Met terugwerkende kracht vanaf 1 juli 2011 geldt een nieuwe berekening van de btw-correctie voor privégebruik van een auto van de zaak. Fiscaal specialist José Burgemeester van de Bovag legt uit hoe de regeling in de praktijk uitpakt.
De nieuwe regeling houdt in dat het correctiepercentage 2,7 procent bedraagt van de catalogusprijs van de auto. Hierbij moet uitgegaan worden van de zogenaamde tijdsevenredigheid. Dit betekent dat ondernemers dagelijks moeten bijhouden voor elke auto of deze ook voor privédoeleinden is gebruikt.
Ondernemers kunnen de btw die zij betalen bij de aankoop van bijvoorbeeld een auto, aftrekken van de btw die zij zelf moeten afdragen. Dit uitgangspunt geldt alleen wanneer de ondernemer of zijn personeel de auto volledig zakelijk gebruikt. Maar als de auto niet volledig zakelijk wordt gebruikt, treedt een btw-correctie op.

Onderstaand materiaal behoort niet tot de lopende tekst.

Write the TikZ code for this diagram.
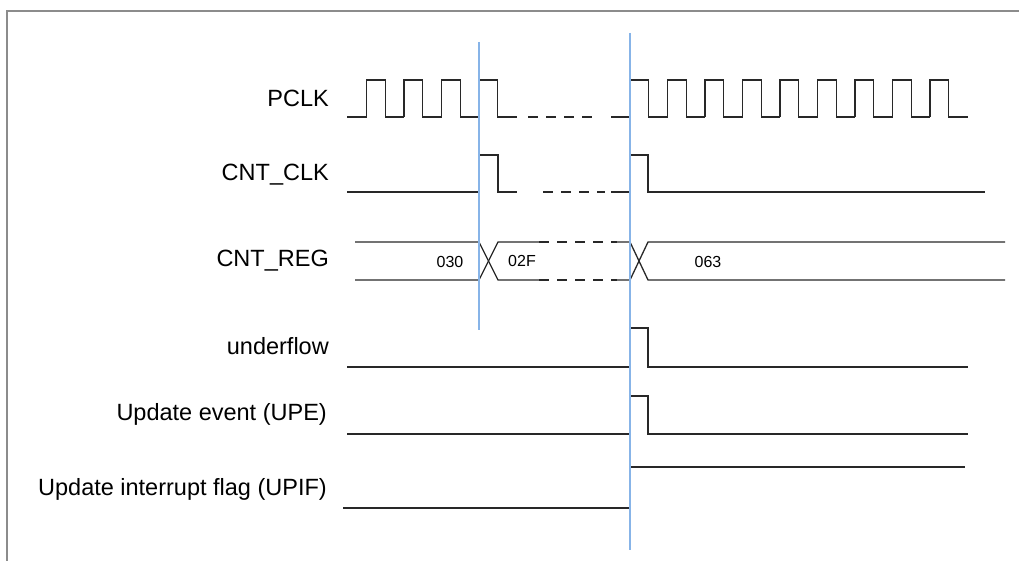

“De oorspronkelijke regeling die de eerste helft van 2011 gold maakte de btw-correctie afhankelijk van de CO2 uitstoot van een auto”, zegt Burgemeester. “De rechter bepaalde echter dat dit leidt tot discriminatie , de btw-correctie is alleen afhankelijk van de prijs van de auto en de mate van privégebruik. Er moest derhalve een nieuwe regeling komen, die dan nu is uitgekristalliseerd.”
De berekening van de btw-correctie die vanaf 1 juli 2011 geldt, luidt als volgt:
2,7 procent van de gemiddelde catalogusnieuwwaarde inclusief btw en bpm van alle auto’s die in een jaar ter beschikking hebben gestaan maal het aantal werknemers met een auto van de zaak. Dit moet in 2011 dan nog door twee worden gedeeld omdat de eerste helft van het jaar nog de oude formule geldt, te weten 12 procent van de bijtelling over het eerste half jaar van 2011.
“De nieuwe formule voorkomt dat dagelijks moet worden bijgehouden welke auto ook privé wordt gebruikt. Hiermee worden de administratieve lasten voor de btw beperkt”, besluit Burgemeester.
Let op: btw-correctie voor privégebruik moet in de laatste BTW-aangifte zijn verwerkt. Nu dus.